MacLeod’s manifesto is a really refreshing read, because it puts the American dream back into perspective. It never promises anything — least of all that your creative idea will be successful — but it reassured me that my dreams are worth pursuing, and that success is still a reasonably attainable goal as long as I’m willing to put the hours in.
“How to Be Creative” is organized into 37 little chapters (40 in the hardcover edition), each titled with an original, pithy truism, such as ” Selling out is harder than it looks” and “Never compare your inside with somebody else’s outside.” While I agree with some of MacLeod’s proscriptions more than others, the sentiment behind each idea is sound. For example, on “keeping your day job” (#7), I may not agree that I should just “find that extra hour or two in the day that belongs to nobody else but me, and…make it productive” because I want more than an hour a day to be creative. As long as my life is financially stable, I don’t think it’s necessary to put a lot of time into a day job I don’t find especially meaningful. But I do agree with “balancing the need to make a good living while still maintaining one’s creative sovereignty” (i.e. the “Sex and Cash Theory”). In other words, it’s important not to compromise your creative work in order to make it more marketable, because that’s not fulfilling either.

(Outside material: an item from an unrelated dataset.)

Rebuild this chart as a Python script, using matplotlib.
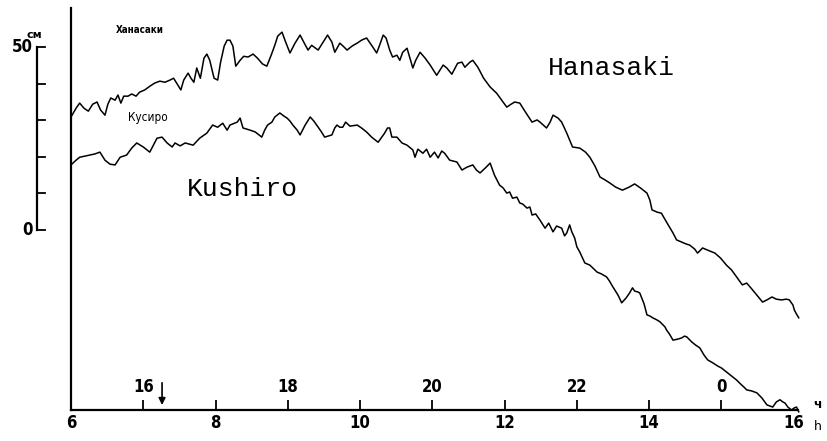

I would recommend reading this manifesto to anyone who struggles with creative work, whether you’re in a band, thinking about starting a business, or just wondering where to go with your art. You can read the first twelve chapters on MacLeod’s web site, or you can download the first 26 chapters in pdf format at ChangeThis. I think now that he has a publisher, however, you won’t be able to read the whole thing unless you buy the book when it comes out in June.